● **DATASET CONTENT**:
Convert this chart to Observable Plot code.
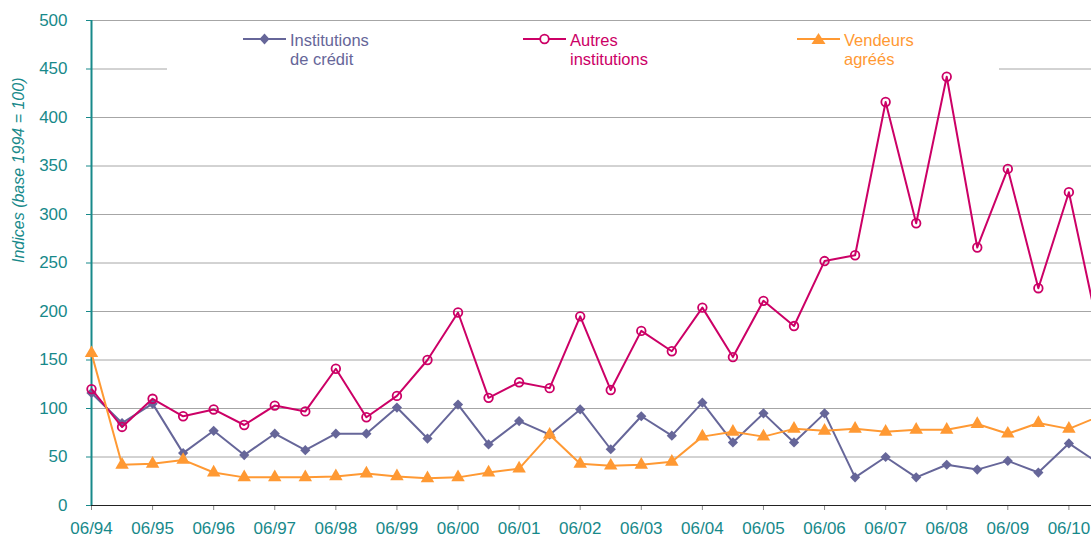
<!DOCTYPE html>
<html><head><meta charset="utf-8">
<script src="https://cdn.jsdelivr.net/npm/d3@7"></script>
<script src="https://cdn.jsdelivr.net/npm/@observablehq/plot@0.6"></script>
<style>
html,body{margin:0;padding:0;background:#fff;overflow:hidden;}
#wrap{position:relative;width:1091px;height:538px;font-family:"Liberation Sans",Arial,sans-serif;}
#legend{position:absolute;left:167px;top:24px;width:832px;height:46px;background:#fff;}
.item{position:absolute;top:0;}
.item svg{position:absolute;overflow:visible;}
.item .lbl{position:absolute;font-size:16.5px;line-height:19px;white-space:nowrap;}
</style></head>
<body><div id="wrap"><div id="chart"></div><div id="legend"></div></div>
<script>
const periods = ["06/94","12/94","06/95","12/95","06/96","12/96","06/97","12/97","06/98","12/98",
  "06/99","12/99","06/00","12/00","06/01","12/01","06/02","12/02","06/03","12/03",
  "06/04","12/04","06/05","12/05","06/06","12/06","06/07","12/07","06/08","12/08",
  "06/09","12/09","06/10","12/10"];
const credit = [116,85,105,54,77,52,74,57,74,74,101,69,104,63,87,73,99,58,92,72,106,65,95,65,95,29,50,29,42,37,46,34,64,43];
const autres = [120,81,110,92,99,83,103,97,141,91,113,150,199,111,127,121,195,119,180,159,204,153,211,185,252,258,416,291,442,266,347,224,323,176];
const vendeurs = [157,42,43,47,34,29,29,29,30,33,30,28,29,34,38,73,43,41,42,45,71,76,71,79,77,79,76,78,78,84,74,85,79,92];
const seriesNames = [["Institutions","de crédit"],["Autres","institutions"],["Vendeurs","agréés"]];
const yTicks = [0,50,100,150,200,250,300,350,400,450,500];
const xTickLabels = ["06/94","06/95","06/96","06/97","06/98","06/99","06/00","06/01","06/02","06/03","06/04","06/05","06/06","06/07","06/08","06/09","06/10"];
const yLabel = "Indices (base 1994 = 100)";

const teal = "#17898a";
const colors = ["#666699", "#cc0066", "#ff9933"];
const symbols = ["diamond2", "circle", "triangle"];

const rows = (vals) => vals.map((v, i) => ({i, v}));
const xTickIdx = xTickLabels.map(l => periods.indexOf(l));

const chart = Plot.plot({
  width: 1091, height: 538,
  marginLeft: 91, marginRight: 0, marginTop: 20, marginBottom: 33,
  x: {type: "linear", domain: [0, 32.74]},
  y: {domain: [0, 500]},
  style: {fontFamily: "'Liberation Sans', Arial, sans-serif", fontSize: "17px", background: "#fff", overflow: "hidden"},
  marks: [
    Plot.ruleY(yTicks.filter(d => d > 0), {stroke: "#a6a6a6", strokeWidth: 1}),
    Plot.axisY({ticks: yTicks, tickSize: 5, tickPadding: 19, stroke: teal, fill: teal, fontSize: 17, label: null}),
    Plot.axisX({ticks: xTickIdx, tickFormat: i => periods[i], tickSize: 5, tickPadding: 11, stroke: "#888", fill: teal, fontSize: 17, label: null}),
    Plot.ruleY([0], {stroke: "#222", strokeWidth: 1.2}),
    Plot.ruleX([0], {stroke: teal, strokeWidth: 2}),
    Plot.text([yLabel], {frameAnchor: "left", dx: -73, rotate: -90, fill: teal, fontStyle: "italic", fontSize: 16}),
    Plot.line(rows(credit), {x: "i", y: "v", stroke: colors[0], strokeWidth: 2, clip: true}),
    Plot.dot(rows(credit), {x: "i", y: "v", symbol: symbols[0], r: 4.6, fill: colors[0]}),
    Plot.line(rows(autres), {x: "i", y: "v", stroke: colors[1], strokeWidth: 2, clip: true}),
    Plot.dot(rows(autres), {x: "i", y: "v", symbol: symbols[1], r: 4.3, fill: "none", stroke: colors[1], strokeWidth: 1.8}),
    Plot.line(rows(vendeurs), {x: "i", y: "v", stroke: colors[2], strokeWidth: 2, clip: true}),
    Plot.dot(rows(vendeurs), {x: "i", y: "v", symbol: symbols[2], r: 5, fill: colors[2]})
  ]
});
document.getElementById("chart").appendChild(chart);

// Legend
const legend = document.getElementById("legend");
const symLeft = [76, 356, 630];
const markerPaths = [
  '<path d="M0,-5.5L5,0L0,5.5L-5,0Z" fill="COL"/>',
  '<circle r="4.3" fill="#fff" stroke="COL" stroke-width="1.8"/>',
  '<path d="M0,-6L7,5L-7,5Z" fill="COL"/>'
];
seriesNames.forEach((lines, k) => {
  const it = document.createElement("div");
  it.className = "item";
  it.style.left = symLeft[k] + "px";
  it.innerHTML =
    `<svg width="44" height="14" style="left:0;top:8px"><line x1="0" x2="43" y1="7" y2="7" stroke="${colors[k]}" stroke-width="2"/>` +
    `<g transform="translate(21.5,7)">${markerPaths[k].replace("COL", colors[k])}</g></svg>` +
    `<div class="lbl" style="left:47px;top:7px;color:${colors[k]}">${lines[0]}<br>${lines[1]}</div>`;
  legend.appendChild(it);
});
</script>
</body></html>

● **EXERCISE DESCRIPTION**: Without the pictures, repeat the listing above exactly.

● **PROBLEM SOLUTION**:
Convert this chart to Observable Plot code.
<!DOCTYPE html>
<html><head><meta charset="utf-8">
<script src="https://cdn.jsdelivr.net/npm/d3@7"></script>
<script src="https://cdn.jsdelivr.net/npm/@observablehq/plot@0.6"></script>
<style>
html,body{margin:0;padding:0;background:#fff;overflow:hidden;}
#wrap{position:relative;width:1091px;height:538px;font-family:"Liberation Sans",Arial,sans-serif;}
#legend{position:absolute;left:167px;top:24px;width:832px;height:46px;background:#fff;}
.item{position:absolute;top:0;}
.item svg{position:absolute;overflow:visible;}
.item .lbl{position:absolute;font-size:16.5px;line-height:19px;white-space:nowrap;}
</style></head>
<body><div id="wrap"><div id="chart"></div><div id="legend"></div></div>
<script>
const periods = ["06/94","12/94","06/95","12/95","06/96","12/96","06/97","12/97","06/98","12/98",
  "06/99","12/99","06/00","12/00","06/01","12/01","06/02","12/02","06/03","12/03",
  "06/04","12/04","06/05","12/05","06/06","12/06","06/07","12/07","06/08","12/08",
  "06/09","12/09","06/10","12/10"];
const credit = [116,85,105,54,77,52,74,57,74,74,101,69,104,63,87,73,99,58,92,72,106,65,95,65,95,29,50,29,42,37,46,34,64,43];
const autres = [120,81,110,92,99,83,103,97,141,91,113,150,199,111,127,121,195,119,180,159,204,153,211,185,252,258,416,291,442,266,347,224,323,176];
const vendeurs = [157,42,43,47,34,29,29,29,30,33,30,28,29,34,38,73,43,41,42,45,71,76,71,79,77,79,76,78,78,84,74,85,79,92];
const seriesNames = [["Institutions","de crédit"],["Autres","institutions"],["Vendeurs","agréés"]];
const yTicks = [0,50,100,150,200,250,300,350,400,450,500];
const xTickLabels = ["06/94","06/95","06/96","06/97","06/98","06/99","06/00","06/01","06/02","06/03","06/04","06/05","06/06","06/07","06/08","06/09","06/10"];
const yLabel = "Indices (base 1994 = 100)";

const teal = "#17898a";
const colors = ["#666699", "#cc0066", "#ff9933"];
const symbols = ["diamond2", "circle", "triangle"];

const rows = (vals) => vals.map((v, i) => ({i, v}));
const xTickIdx = xTickLabels.map(l => periods.indexOf(l));

const chart = Plot.plot({
  width: 1091, height: 538,
  marginLeft: 91, marginRight: 0, marginTop: 20, marginBottom: 33,
  x: {type: "linear", domain: [0, 32.74]},
  y: {domain: [0, 500]},
  style: {fontFamily: "'Liberation Sans', Arial, sans-serif", fontSize: "17px", background: "#fff", overflow: "hidden"},
  marks: [
    Plot.ruleY(yTicks.filter(d => d > 0), {stroke: "#a6a6a6", strokeWidth: 1}),
    Plot.axisY({ticks: yTicks, tickSize: 5, tickPadding: 19, stroke: teal, fill: teal, fontSize: 17, label: null}),
    Plot.axisX({ticks: xTickIdx, tickFormat: i => periods[i], tickSize: 5, tickPadding: 11, stroke: "#888", fill: teal, fontSize: 17, label: null}),
    Plot.ruleY([0], {stroke: "#222", strokeWidth: 1.2}),
    Plot.ruleX([0], {stroke: teal, strokeWidth: 2}),
    Plot.text([yLabel], {frameAnchor: "left", dx: -73, rotate: -90, fill: teal, fontStyle: "italic", fontSize: 16}),
    Plot.line(rows(credit), {x: "i", y: "v", stroke: colors[0], strokeWidth: 2, clip: true}),
    Plot.dot(rows(credit), {x: "i", y: "v", symbol: symbols[0], r: 4.6, fill: colors[0]}),
    Plot.line(rows(autres), {x: "i", y: "v", stroke: colors[1], strokeWidth: 2, clip: true}),
    Plot.dot(rows(autres), {x: "i", y: "v", symbol: symbols[1], r: 4.3, fill: "none", stroke: colors[1], strokeWidth: 1.8}),
    Plot.line(rows(vendeurs), {x: "i", y: "v", stroke: colors[2], strokeWidth: 2, clip: true}),
    Plot.dot(rows(vendeurs), {x: "i", y: "v", symbol: symbols[2], r: 5, fill: colors[2]})
  ]
});
document.getElementById("chart").appendChild(chart);

// Legend
const legend = document.getElementById("legend");
const symLeft = [76, 356, 630];
const markerPaths = [
  '<path d="M0,-5.5L5,0L0,5.5L-5,0Z" fill="COL"/>',
  '<circle r="4.3" fill="#fff" stroke="COL" stroke-width="1.8"/>',
  '<path d="M0,-6L7,5L-7,5Z" fill="COL"/>'
];
seriesNames.forEach((lines, k) => {
  const it = document.createElement("div");
  it.className = "item";
  it.style.left = symLeft[k] + "px";
  it.innerHTML =
    `<svg width="44" height="14" style="left:0;top:8px"><line x1="0" x2="43" y1="7" y2="7" stroke="${colors[k]}" stroke-width="2"/>` +
    `<g transform="translate(21.5,7)">${markerPaths[k].replace("COL", colors[k])}</g></svg>` +
    `<div class="lbl" style="left:47px;top:7px;color:${colors[k]}">${lines[0]}<br>${lines[1]}</div>`;
  legend.appendChild(it);
});
</script>
</body></html>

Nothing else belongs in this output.